Work instructions: Show each line that has the string "this" in it.

Data supplied:
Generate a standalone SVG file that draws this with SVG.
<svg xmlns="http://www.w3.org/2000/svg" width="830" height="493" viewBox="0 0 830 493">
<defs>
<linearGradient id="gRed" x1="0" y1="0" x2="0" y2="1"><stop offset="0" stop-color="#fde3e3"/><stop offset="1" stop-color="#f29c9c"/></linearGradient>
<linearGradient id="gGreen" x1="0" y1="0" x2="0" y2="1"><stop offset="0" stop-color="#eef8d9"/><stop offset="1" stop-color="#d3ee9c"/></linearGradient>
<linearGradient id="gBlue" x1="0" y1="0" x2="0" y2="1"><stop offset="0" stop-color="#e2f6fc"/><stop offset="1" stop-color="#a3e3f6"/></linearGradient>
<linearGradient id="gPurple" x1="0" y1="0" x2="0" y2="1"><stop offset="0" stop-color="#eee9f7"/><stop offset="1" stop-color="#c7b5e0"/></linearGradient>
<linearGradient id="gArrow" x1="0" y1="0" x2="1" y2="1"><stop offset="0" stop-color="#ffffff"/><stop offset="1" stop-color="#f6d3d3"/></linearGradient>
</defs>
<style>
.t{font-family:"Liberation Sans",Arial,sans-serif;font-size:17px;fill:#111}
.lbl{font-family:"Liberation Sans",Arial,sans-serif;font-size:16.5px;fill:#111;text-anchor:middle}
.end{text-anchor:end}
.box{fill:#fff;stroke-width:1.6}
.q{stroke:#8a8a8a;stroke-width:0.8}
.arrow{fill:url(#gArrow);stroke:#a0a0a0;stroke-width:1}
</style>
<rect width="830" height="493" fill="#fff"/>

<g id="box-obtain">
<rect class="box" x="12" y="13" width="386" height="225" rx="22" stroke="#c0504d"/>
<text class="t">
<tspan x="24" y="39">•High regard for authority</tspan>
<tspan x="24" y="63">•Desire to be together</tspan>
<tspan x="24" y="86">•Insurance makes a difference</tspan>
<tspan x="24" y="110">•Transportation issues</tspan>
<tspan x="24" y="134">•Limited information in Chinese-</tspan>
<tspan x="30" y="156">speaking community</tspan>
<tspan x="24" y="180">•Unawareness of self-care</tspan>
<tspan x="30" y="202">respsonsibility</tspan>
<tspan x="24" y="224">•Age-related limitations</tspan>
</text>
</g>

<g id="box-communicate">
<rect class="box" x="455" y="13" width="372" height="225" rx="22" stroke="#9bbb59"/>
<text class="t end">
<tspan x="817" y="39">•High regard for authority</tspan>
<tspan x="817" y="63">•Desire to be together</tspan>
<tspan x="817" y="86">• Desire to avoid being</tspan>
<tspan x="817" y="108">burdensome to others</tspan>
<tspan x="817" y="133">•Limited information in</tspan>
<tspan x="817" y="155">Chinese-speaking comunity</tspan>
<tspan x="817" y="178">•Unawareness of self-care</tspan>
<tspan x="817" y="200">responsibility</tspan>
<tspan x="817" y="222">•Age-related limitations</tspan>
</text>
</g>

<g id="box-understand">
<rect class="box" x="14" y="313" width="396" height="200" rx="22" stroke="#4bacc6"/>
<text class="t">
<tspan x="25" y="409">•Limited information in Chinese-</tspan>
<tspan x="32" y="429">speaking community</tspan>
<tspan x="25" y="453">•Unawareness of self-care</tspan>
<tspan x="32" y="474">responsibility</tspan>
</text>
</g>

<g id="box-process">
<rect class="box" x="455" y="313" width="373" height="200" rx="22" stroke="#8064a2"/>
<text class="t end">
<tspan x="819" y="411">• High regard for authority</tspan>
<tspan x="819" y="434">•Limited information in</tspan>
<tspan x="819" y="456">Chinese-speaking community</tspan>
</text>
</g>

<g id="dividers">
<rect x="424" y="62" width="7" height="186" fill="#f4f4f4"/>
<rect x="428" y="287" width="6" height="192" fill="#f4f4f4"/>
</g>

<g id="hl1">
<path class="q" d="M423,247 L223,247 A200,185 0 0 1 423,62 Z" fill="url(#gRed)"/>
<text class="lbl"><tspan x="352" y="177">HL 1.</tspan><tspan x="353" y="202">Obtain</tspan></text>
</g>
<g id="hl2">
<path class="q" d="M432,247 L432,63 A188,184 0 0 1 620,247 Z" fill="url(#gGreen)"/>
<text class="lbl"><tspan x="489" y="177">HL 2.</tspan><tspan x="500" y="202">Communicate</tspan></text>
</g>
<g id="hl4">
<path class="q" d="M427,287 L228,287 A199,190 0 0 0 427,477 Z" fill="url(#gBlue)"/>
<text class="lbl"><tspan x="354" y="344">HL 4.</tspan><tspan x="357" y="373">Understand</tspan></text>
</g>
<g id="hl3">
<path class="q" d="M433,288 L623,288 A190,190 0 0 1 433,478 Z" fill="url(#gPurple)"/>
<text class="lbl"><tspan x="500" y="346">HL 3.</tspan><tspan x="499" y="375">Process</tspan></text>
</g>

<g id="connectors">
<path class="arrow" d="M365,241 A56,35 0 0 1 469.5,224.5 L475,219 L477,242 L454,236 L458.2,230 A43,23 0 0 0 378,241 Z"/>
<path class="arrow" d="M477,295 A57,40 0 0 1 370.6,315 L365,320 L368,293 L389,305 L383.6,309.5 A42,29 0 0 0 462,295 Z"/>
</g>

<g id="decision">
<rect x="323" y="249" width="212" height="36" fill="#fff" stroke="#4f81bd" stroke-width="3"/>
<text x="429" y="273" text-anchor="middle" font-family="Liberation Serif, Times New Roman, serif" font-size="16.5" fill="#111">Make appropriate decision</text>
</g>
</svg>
* * *
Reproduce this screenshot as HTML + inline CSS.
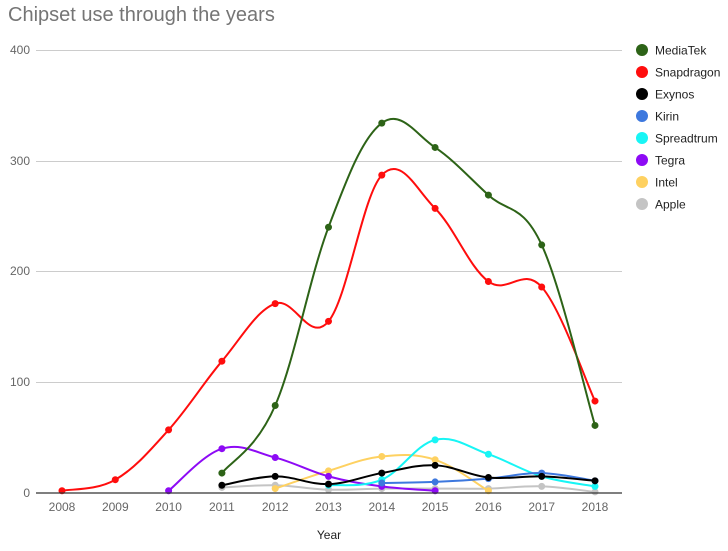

Response to the task:
Generate a standalone SVG file that draws this with SVG.
Reproduce this screenshot as HTML + inline CSS.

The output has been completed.